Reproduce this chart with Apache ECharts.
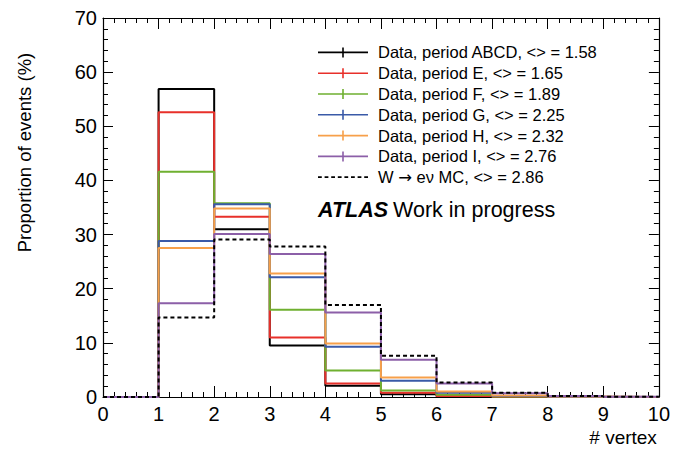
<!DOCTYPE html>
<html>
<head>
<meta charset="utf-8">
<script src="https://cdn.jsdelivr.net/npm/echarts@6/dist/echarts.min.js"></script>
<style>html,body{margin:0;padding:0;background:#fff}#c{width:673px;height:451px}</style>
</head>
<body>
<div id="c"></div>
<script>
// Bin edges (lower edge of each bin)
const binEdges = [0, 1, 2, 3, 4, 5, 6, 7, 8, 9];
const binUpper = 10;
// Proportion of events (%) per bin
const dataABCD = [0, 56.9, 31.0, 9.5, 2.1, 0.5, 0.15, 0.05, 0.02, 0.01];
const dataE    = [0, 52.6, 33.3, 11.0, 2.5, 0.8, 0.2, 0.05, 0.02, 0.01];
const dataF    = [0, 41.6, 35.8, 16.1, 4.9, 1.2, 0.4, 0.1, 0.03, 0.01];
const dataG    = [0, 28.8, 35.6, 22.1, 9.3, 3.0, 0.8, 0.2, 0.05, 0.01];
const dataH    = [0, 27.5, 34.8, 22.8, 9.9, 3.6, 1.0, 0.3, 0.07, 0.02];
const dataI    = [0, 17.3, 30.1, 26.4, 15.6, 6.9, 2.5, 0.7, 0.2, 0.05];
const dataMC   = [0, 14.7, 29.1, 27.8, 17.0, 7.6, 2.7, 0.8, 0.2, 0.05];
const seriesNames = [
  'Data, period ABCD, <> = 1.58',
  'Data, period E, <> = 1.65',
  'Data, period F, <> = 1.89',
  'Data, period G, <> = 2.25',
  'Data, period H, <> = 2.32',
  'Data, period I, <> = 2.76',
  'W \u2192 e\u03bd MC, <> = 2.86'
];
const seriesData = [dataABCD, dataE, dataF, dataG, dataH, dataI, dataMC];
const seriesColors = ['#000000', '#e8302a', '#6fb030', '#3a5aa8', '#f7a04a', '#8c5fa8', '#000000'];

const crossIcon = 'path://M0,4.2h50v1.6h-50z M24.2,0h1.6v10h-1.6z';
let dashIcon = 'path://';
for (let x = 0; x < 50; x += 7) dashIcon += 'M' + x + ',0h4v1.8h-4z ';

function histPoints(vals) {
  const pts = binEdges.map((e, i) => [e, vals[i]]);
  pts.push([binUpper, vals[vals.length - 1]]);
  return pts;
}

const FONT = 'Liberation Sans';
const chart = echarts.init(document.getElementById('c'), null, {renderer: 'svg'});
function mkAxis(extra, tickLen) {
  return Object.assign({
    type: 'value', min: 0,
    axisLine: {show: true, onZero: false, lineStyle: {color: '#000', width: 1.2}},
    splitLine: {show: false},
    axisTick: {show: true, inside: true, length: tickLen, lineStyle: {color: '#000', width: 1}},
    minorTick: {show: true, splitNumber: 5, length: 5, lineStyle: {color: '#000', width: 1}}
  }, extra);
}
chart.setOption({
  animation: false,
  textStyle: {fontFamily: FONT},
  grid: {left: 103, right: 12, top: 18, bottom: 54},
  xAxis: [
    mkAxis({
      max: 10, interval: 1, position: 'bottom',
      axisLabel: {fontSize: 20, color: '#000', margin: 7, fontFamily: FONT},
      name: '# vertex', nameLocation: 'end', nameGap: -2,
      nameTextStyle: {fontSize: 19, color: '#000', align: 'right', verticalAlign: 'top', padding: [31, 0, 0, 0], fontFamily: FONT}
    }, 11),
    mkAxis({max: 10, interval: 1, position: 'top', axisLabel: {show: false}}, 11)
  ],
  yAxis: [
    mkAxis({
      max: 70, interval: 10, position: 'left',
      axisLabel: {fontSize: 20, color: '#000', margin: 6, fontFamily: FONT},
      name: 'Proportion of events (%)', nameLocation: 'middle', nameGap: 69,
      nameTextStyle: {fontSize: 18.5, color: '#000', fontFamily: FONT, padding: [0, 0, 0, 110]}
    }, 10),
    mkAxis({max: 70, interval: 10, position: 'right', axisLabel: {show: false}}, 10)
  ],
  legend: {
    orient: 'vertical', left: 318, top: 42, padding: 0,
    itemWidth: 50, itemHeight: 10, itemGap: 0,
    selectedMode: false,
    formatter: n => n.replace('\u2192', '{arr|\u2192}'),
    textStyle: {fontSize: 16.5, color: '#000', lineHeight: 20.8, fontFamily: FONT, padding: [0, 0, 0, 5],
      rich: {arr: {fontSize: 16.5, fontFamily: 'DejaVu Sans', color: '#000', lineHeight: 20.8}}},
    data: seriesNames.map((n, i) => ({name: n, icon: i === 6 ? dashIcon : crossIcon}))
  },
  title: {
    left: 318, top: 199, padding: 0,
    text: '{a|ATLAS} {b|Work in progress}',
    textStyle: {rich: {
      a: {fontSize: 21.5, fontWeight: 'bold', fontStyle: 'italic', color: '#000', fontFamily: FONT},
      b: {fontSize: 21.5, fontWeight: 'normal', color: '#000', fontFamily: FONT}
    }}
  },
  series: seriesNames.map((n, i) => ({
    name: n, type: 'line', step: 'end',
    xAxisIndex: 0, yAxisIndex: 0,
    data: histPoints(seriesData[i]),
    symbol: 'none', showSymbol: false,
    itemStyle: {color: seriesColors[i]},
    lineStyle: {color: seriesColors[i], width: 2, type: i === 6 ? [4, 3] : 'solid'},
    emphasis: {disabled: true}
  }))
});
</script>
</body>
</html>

◆ ◆ ◆ ◆ ◆

→ **EXERCISE REQUIREMENTS**
Reproduce the full listing faithfully, but do not carry over any pictures.

→ **EXERCISE RESPONSE**
Reproduce this chart with Apache ECharts.
<!DOCTYPE html>
<html>
<head>
<meta charset="utf-8">
<script src="https://cdn.jsdelivr.net/npm/echarts@6/dist/echarts.min.js"></script>
<style>html,body{margin:0;padding:0;background:#fff}#c{width:673px;height:451px}</style>
</head>
<body>
<div id="c"></div>
<script>
// Bin edges (lower edge of each bin)
const binEdges = [0, 1, 2, 3, 4, 5, 6, 7, 8, 9];
const binUpper = 10;
// Proportion of events (%) per bin
const dataABCD = [0, 56.9, 31.0, 9.5, 2.1, 0.5, 0.15, 0.05, 0.02, 0.01];
const dataE    = [0, 52.6, 33.3, 11.0, 2.5, 0.8, 0.2, 0.05, 0.02, 0.01];
const dataF    = [0, 41.6, 35.8, 16.1, 4.9, 1.2, 0.4, 0.1, 0.03, 0.01];
const dataG    = [0, 28.8, 35.6, 22.1, 9.3, 3.0, 0.8, 0.2, 0.05, 0.01];
const dataH    = [0, 27.5, 34.8, 22.8, 9.9, 3.6, 1.0, 0.3, 0.07, 0.02];
const dataI    = [0, 17.3, 30.1, 26.4, 15.6, 6.9, 2.5, 0.7, 0.2, 0.05];
const dataMC   = [0, 14.7, 29.1, 27.8, 17.0, 7.6, 2.7, 0.8, 0.2, 0.05];
const seriesNames = [
  'Data, period ABCD, <> = 1.58',
  'Data, period E, <> = 1.65',
  'Data, period F, <> = 1.89',
  'Data, period G, <> = 2.25',
  'Data, period H, <> = 2.32',
  'Data, period I, <> = 2.76',
  'W \u2192 e\u03bd MC, <> = 2.86'
];
const seriesData = [dataABCD, dataE, dataF, dataG, dataH, dataI, dataMC];
const seriesColors = ['#000000', '#e8302a', '#6fb030', '#3a5aa8', '#f7a04a', '#8c5fa8', '#000000'];

const crossIcon = 'path://M0,4.2h50v1.6h-50z M24.2,0h1.6v10h-1.6z';
let dashIcon = 'path://';
for (let x = 0; x < 50; x += 7) dashIcon += 'M' + x + ',0h4v1.8h-4z ';

function histPoints(vals) {
  const pts = binEdges.map((e, i) => [e, vals[i]]);
  pts.push([binUpper, vals[vals.length - 1]]);
  return pts;
}

const FONT = 'Liberation Sans';
const chart = echarts.init(document.getElementById('c'), null, {renderer: 'svg'});
function mkAxis(extra, tickLen) {
  return Object.assign({
    type: 'value', min: 0,
    axisLine: {show: true, onZero: false, lineStyle: {color: '#000', width: 1.2}},
    splitLine: {show: false},
    axisTick: {show: true, inside: true, length: tickLen, lineStyle: {color: '#000', width: 1}},
    minorTick: {show: true, splitNumber: 5, length: 5, lineStyle: {color: '#000', width: 1}}
  }, extra);
}
chart.setOption({
  animation: false,
  textStyle: {fontFamily: FONT},
  grid: {left: 103, right: 12, top: 18, bottom: 54},
  xAxis: [
    mkAxis({
      max: 10, interval: 1, position: 'bottom',
      axisLabel: {fontSize: 20, color: '#000', margin: 7, fontFamily: FONT},
      name: '# vertex', nameLocation: 'end', nameGap: -2,
      nameTextStyle: {fontSize: 19, color: '#000', align: 'right', verticalAlign: 'top', padding: [31, 0, 0, 0], fontFamily: FONT}
    }, 11),
    mkAxis({max: 10, interval: 1, position: 'top', axisLabel: {show: false}}, 11)
  ],
  yAxis: [
    mkAxis({
      max: 70, interval: 10, position: 'left',
      axisLabel: {fontSize: 20, color: '#000', margin: 6, fontFamily: FONT},
      name: 'Proportion of events (%)', nameLocation: 'middle', nameGap: 69,
      nameTextStyle: {fontSize: 18.5, color: '#000', fontFamily: FONT, padding: [0, 0, 0, 110]}
    }, 10),
    mkAxis({max: 70, interval: 10, position: 'right', axisLabel: {show: false}}, 10)
  ],
  legend: {
    orient: 'vertical', left: 318, top: 42, padding: 0,
    itemWidth: 50, itemHeight: 10, itemGap: 0,
    selectedMode: false,
    formatter: n => n.replace('\u2192', '{arr|\u2192}'),
    textStyle: {fontSize: 16.5, color: '#000', lineHeight: 20.8, fontFamily: FONT, padding: [0, 0, 0, 5],
      rich: {arr: {fontSize: 16.5, fontFamily: 'DejaVu Sans', color: '#000', lineHeight: 20.8}}},
    data: seriesNames.map((n, i) => ({name: n, icon: i === 6 ? dashIcon : crossIcon}))
  },
  title: {
    left: 318, top: 199, padding: 0,
    text: '{a|ATLAS} {b|Work in progress}',
    textStyle: {rich: {
      a: {fontSize: 21.5, fontWeight: 'bold', fontStyle: 'italic', color: '#000', fontFamily: FONT},
      b: {fontSize: 21.5, fontWeight: 'normal', color: '#000', fontFamily: FONT}
    }}
  },
  series: seriesNames.map((n, i) => ({
    name: n, type: 'line', step: 'end',
    xAxisIndex: 0, yAxisIndex: 0,
    data: histPoints(seriesData[i]),
    symbol: 'none', showSymbol: false,
    itemStyle: {color: seriesColors[i]},
    lineStyle: {color: seriesColors[i], width: 2, type: i === 6 ? [4, 3] : 'solid'},
    emphasis: {disabled: true}
  }))
});
</script>
</body>
</html>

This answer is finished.